埕岛低凸起东部南区新生代受控于伸展与走滑作用,断裂构造复杂,传统认为中深层北东向与近东西向断层属于同期同沉积断层。针对这一观点及引起的问题,利用钻井和地震资料,运用构造地质理论解析断裂系统。研究区主要发育正断层、走滑正断层两种类型,断开层位有基底—东营组、平原组—东营组、平原组—基底三种情况,现今断裂以东营组与馆陶组之间的区域不整合面为时限划分为两期断裂系统。早期断裂主要切开基底—东下段,属于同沉积断层;晚期断裂主要切开平原组—东营组,可断达基底,其发育受早期断裂制约。

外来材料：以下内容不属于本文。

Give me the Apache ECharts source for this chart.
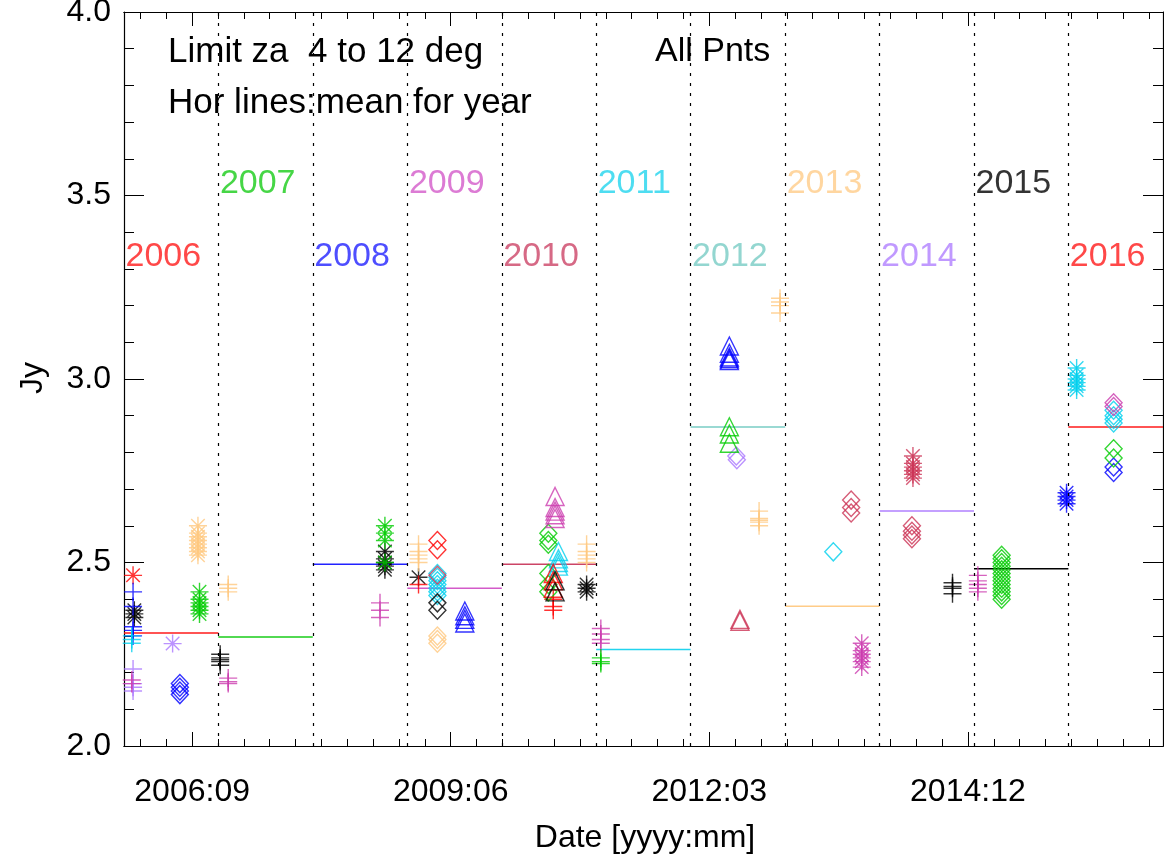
<!DOCTYPE html>
<html><head><meta charset="utf-8">
<script src="https://cdn.jsdelivr.net/npm/echarts@6/dist/echarts.min.js"></script>
<style>html,body{margin:0;padding:0;background:#fff}#c{width:1164px;height:863px}</style>
</head><body><div id="c"></div>
<script>
// ---------------- DATA ----------------
// points: [date, Jy]
const astRed      = [['2006-02-05',2.465]];
const astBlack    = [['2006-02-10',2.37],['2006-02-10',2.36],['2006-02-10',2.35],
                     ['2008-10-06',2.53],['2008-10-06',2.51],['2008-10-06',2.50],['2008-10-06',2.49],['2008-10-06',2.48],
                     ['2009-02-13',2.46],
                     ['2010-11-25',2.44],['2010-11-25',2.43],['2010-11-25',2.42]];
const astGreen    = [['2006-10-20',2.42],['2006-10-20',2.40],['2006-10-20',2.39],['2006-10-20',2.38],['2006-10-20',2.37],['2006-10-20',2.36],
                     ['2008-10-06',2.60],['2008-10-06',2.58],['2008-10-06',2.56],['2008-10-06',2.50]];
const astOrange   = [['2006-10-14',2.60],['2006-10-14',2.58],['2006-10-14',2.57],['2006-10-14',2.56],['2006-10-14',2.55],['2006-10-14',2.54],['2006-10-14',2.53],['2006-10-14',2.52]];
const astLavender = [['2006-07-08',2.279]];
const astMagenta  = [['2013-10-24',2.28],['2013-10-24',2.26],['2013-10-24',2.25],['2013-10-24',2.24],['2013-10-24',2.23],['2013-10-24',2.215]];
const astCrimson  = [['2014-05-10',2.79],['2014-05-10',2.77],['2014-05-10',2.76],['2014-05-10',2.75],['2014-05-10',2.74],['2014-05-10',2.73]];
const astBlue     = [['2015-12-25',2.69],['2015-12-25',2.68],['2015-12-25',2.67],['2015-12-25',2.66]];
const astCyan     = [['2016-02-02',3.03],['2016-02-02',3.01],['2016-02-02',3.00],['2016-02-02',2.99],['2016-02-02',2.98],['2016-02-02',2.97]];

const plusBlue     = [['2006-02-05',2.42],['2006-02-05',2.38],['2006-02-05',2.325],['2006-02-05',2.315],['2006-02-05',2.30]];
const plusCyan     = [['2006-01-31',2.30],['2006-01-31',2.29],['2006-01-31',2.28]];
const plusLavender = [['2006-02-05',2.21],['2006-02-05',2.17],['2006-02-05',2.16],['2006-02-05',2.15]];
const plusMagenta  = [['2006-01-31',2.18],['2006-01-31',2.17],
                      ['2007-02-08',2.185],['2007-02-08',2.175],['2007-02-08',2.17],
                      ['2008-09-17',2.39],['2008-09-17',2.37],['2008-09-17',2.35],
                      ['2011-01-19',2.32],['2011-01-19',2.305],['2011-01-19',2.29],['2011-01-19',2.28],
                      ['2015-01-16',2.465],['2015-01-16',2.45],['2015-01-16',2.44],['2015-01-16',2.43],['2015-01-16',2.42]];
const plusOrange   = [['2007-02-08',2.44],['2007-02-08',2.43],['2007-02-08',2.42],
                      ['2009-02-13',2.55],['2009-02-13',2.53],['2009-02-13',2.52],['2009-02-13',2.51],['2009-02-13',2.50],
                      ['2010-11-25',2.55],['2010-11-25',2.53],['2010-11-25',2.52],['2010-11-25',2.51],['2010-11-25',2.50],
                      ['2012-09-22',2.64],['2012-09-22',2.62],['2012-09-22',2.615],['2012-09-22',2.61],['2012-09-22',2.60],
                      ['2012-12-12',3.22],['2012-12-12',3.21],['2012-12-12',3.20],['2012-12-12',3.18]];
const plusBlack    = [['2007-01-08',2.25],['2007-01-08',2.24],['2007-01-08',2.235],['2007-01-08',2.23],['2007-01-08',2.22],
                      ['2014-10-10',2.445],['2014-10-10',2.435],['2014-10-10',2.43],['2014-10-10',2.415]];
const plusRed      = [['2009-02-13',2.44],['2010-07-19',2.40],['2010-07-19',2.38],['2010-07-19',2.37]];
const plusGreen    = [['2011-01-19',2.24],['2011-01-19',2.23],['2011-01-19',2.225]];

const diaBlue     = [['2006-08-05',2.17],['2006-08-05',2.16],['2006-08-05',2.15],['2006-08-05',2.14],
                     ['2016-06-24',2.76],['2016-06-24',2.745]];
const diaRed      = [['2009-04-27',2.56],['2009-04-27',2.535]];
const diaCyan     = [['2009-04-27',2.47],['2009-04-27',2.46],['2009-04-27',2.45],['2009-04-27',2.44],['2009-04-27',2.43],['2009-04-27',2.42],['2009-04-27',2.41],
                     ['2013-07-06',2.529],
                     ['2016-06-24',2.915],['2016-06-24',2.90],['2016-06-24',2.89],['2016-06-24',2.88]];
const diaCrimson  = [['2009-04-27',2.465],
                     ['2013-09-13',2.67],['2013-09-13',2.65],['2013-09-13',2.635],
                     ['2014-05-06',2.60],['2014-05-06',2.585],['2014-05-06',2.575],['2014-05-06',2.565]];
const diaBlack    = [['2009-04-27',2.39],['2009-04-27',2.37]];
const diaOrange   = [['2009-04-27',2.30],['2009-04-27',2.29],['2009-04-27',2.28]];
const diaGreen    = [['2010-06-30',2.58],['2010-06-30',2.56],['2010-06-30',2.55],['2010-06-30',2.47],['2010-06-30',2.44],['2010-06-30',2.42],
                     ['2015-04-18',2.52],['2015-04-18',2.51],['2015-04-18',2.50],['2015-04-18',2.49],['2015-04-18',2.48],['2015-04-18',2.47],
                     ['2015-04-18',2.46],['2015-04-18',2.45],['2015-04-18',2.44],['2015-04-18',2.43],['2015-04-18',2.42],['2015-04-18',2.41],['2015-04-18',2.40],
                     ['2016-06-24',2.81],['2016-06-24',2.785]];
const diaLavender = [['2012-06-26',2.79],['2012-06-28',2.78]];
const diaMagenta  = [['2016-06-24',2.935],['2016-06-24',2.925]];

const triBlue     = [['2009-08-11',2.368],['2009-08-11',2.355],['2009-08-11',2.345],['2009-08-11',2.335],
                     ['2012-05-30',3.09],['2012-05-30',3.07],['2012-05-30',3.06],['2012-05-30',3.055],['2012-05-30',3.05]];
const triMagenta  = [['2010-07-26',2.68],['2010-07-26',2.65],['2010-07-26',2.64],['2010-07-26',2.63],['2010-07-26',2.62]];
const triCyan     = [['2010-08-08',2.53],['2010-08-08',2.51],['2010-08-08',2.50],['2010-08-08',2.49]];
const triRed      = [['2010-07-19',2.47],['2010-07-19',2.45],['2010-07-19',2.43]];
const triBlack    = [['2010-07-26',2.45],['2010-07-26',2.42]];
const triGreen    = [['2012-05-30',2.87],['2012-05-30',2.85],['2012-05-30',2.825]];
const triCrimson  = [['2012-07-10',2.345],['2012-07-10',2.34]];

// yearly means (horizontal lines)
const years     = [2006,2007,2008,2009,2010,2011,2012,2013,2014,2015,2016];
const yearMeans = [2.308,2.297,2.495,2.430,2.495,2.263,2.869,2.381,2.640,2.483,2.869];

// x ticks (Julian dates) and labels
const majorJD    = [2454000,2455000,2456000,2457000];
const tickLabels = ['2006:09','2009:06','2012:03','2014:12'];

// ---------------- STYLE ----------------
const F = "'Liberation Sans', Helvetica, Arial, sans-serif";
const C = {red:'#ff0000', green:'#00cc00', blue:'#0000ff', magenta:'#cc3caf', crimson:'#cc3355',
           cyan:'#00d0ee', orange:'#ffc880', lavender:'#aa77ff', black:'#000000'};
const yearColors = ['#ff1a1a','#18cc18','#2222ff','#d35ac9','#cc4466','#22d4ee','#78ccc4','#ffcc88','#b080ff','#000000','#ff1a1a'];
const SYM = {
  ast: 'path://M0,-10L0,10M-10,0L10,0M-7.5,-7.5L7.5,7.5M-7.5,7.5L7.5,-7.5',
  plus: 'path://M0,-10L0,10M-10,0L10,0',
  dia: 'diamond', tri: 'triangle'
};
const groups = [
  [astRed,'ast','red'],[astBlack,'ast','black'],[astGreen,'ast','green'],[astOrange,'ast','orange'],
  [astLavender,'ast','lavender'],[astMagenta,'ast','magenta'],[astCrimson,'ast','crimson'],[astBlue,'ast','blue'],[astCyan,'ast','cyan'],
  [plusBlue,'plus','blue'],[plusCyan,'plus','cyan'],[plusLavender,'plus','lavender'],[plusMagenta,'plus','magenta'],
  [plusOrange,'plus','orange'],[plusBlack,'plus','black'],[plusRed,'plus','red'],[plusGreen,'plus','green'],
  [diaBlue,'dia','blue'],[diaRed,'dia','red'],[diaCyan,'dia','cyan'],[diaCrimson,'dia','crimson'],[diaBlack,'dia','black'],
  [diaOrange,'dia','orange'],[diaGreen,'dia','green'],[diaLavender,'dia','lavender'],[diaMagenta,'dia','magenta'],
  [triBlue,'tri','blue'],[triMagenta,'tri','magenta'],[triCyan,'tri','cyan'],[triRed,'tri','red'],
  [triBlack,'tri','black'],[triGreen,'tri','green'],[triCrimson,'tri','crimson']
];

const DAY = 86400000;
const t = s => Date.parse(s + 'T00:00:00Z');
const jdMs = jd => (jd - 2440587.5) * DAY;
const majorMs = majorJD.map(jdMs);
const minorMs = [];
for (let j = majorJD[0] - 200; j <= majorJD[majorJD.length-1] + 700; j += 100) minorMs.push(jdMs(j));
const xmin = Date.UTC(2006,0,1), xmax = Date.UTC(2017,0,1);

const series = [];
// year boundary dotted lines + mean lines
years.forEach((y, i) => {
  const s = {
    type:'line', z:1, silent:true, showSymbol:false, symbol:'none',
    data:[[Date.UTC(y,0,1), yearMeans[i]],[Date.UTC(y+1,0,1), yearMeans[i]]],
    lineStyle:{color:yearColors[i], width:1.5}
  };
  if (i === 0) {
    s.markLine = {silent:true, symbol:['none','none'], label:{show:false},
      lineStyle:{color:'#000', width:1.2, type:[3,7]},
      data: years.slice(1).map(yy => ({xAxis: Date.UTC(yy,0,1)}))};
  }
  series.push(s);
});
groups.forEach(([arr, sym, col]) => {
  series.push({
    type:'scatter', z:3, silent:true, symbol:SYM[sym],
    symbolSize: sym==='dia' ? [17,18] : 18,
    data: arr.map(p => [t(p[0]), p[1]]),
    itemStyle:{color:'rgba(0,0,0,0)', borderColor:C[col], borderWidth:1.4}
  });
});
// year labels
series.push({
  type:'scatter', z:4, silent:true, symbolSize:1, itemStyle:{color:'rgba(0,0,0,0)'},
  data: years.map((y,i) => ({value:[Date.UTC(y,0,1), i%2 ? 3.532 : 3.333],
        label:{show:true, position:'right', distance:1, formatter:String(y), color:yearColors[i],
               fontSize:34, fontFamily:F}}))
});

const xBase = {type:'value', min:xmin, max:xmax, splitLine:{show:false},
  axisLine:{show:true, onZero:false, lineStyle:{color:'#000', width:1.2}}};
const tickStyle = {color:'#000', width:1};
const yBase = {type:'value', min:2, max:4, interval:0.5, splitLine:{show:false},
  axisLine:{show:true, onZero:false, lineStyle:{color:'#000', width:1.2}},
  axisTick:{show:true, inside:true, length:20, lineStyle:tickStyle},
  minorTick:{show:true, splitNumber:5, length:10, lineStyle:tickStyle}};

const option = {
  animation:false,
  backgroundColor:'#fff',
  grid:{left:124, right:1, top:12, bottom:117, containLabel:false, outerBoundsMode:'none'},
  xAxis:[
    Object.assign({}, xBase, {position:'bottom',
      axisTick:{show:true, inside:true, length:14, customValues:majorMs, lineStyle:tickStyle},
      axisLabel:{show:true, customValues:majorMs, margin:30, fontSize:32, fontFamily:F, color:'#000',
        formatter: v => tickLabels[majorMs.indexOf(v)] || ''}}),
    Object.assign({}, xBase, {position:'bottom',
      axisTick:{show:true, inside:true, length:7, customValues:minorMs, lineStyle:tickStyle},
      axisLabel:{show:false}}),
    Object.assign({}, xBase, {position:'top',
      axisTick:{show:true, inside:true, length:14, customValues:majorMs, lineStyle:tickStyle},
      axisLabel:{show:false}}),
    Object.assign({}, xBase, {position:'top',
      axisTick:{show:true, inside:true, length:7, customValues:minorMs, lineStyle:tickStyle},
      axisLabel:{show:false}})
  ],
  yAxis:[
    Object.assign({}, yBase, {position:'left',
      axisLabel:{show:true, margin:13, fontSize:32, fontFamily:F, color:'#000', formatter:v => v.toFixed(1)}}),
    Object.assign({}, yBase, {position:'right', axisLabel:{show:false}})
  ],
  graphic:[
    {type:'text', x:168, y:52, style:{text:'Limit za  4 to 12 deg', fontSize:35, fontFamily:F, fill:'#000', align:'left', verticalAlign:'middle'}},
    {type:'text', x:168, y:103, style:{text:'Hor lines:mean for year', fontSize:35, fontFamily:F, fill:'#000', align:'left', verticalAlign:'middle'}},
    {type:'text', x:655, y:52, style:{text:'All Pnts', fontSize:34, fontFamily:F, fill:'#000', align:'left', verticalAlign:'middle'}},
    {type:'text', x:33, y:378, rotation:Math.PI/2, style:{text:'Jy', fontSize:32, fontFamily:F, fill:'#000', align:'center', verticalAlign:'middle'}},
    {type:'text', x:645, y:838, style:{text:'Date [yyyy:mm]', fontSize:32, fontFamily:F, fill:'#000', align:'center', verticalAlign:'middle'}}
  ],
  series: series
};
const chart = echarts.init(document.getElementById('c'), null, {renderer:'canvas'});
chart.setOption(option);
</script>
</body></html>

北东向与近东西向断层分别属于早晚两期断裂系统,对油气分布各起关键性控制作用:先期基底升降引起的伸展作用形成北东向断层,控制洼槽地貌与深水重力流沉积环境,发育了连片的层状砂质碎屑流;后期郯庐断裂右行走滑派生了近东西向雁列断层,断层面既充当储层上倾方向的遮挡条件,又在东西向挤压时封闭性变差而变成油气垂向运移通道,断层及断层作用控制了圈闭分布与油气聚集的有序性,自东向西,圈闭及油水界面依次升高且充满度变小,呈全充满、欠充满、半充满等状态。断裂系统研究将地质体置于一定的构造应力场中,分析断层组合的空间排列和交切关系以及断层的力学机制和位移特征等,探究时空演化对油气分布的控制作用。断裂系统研究方法在构造作用叠合区具有适宜性,对该区及类似地区的勘探开发具有现实意义。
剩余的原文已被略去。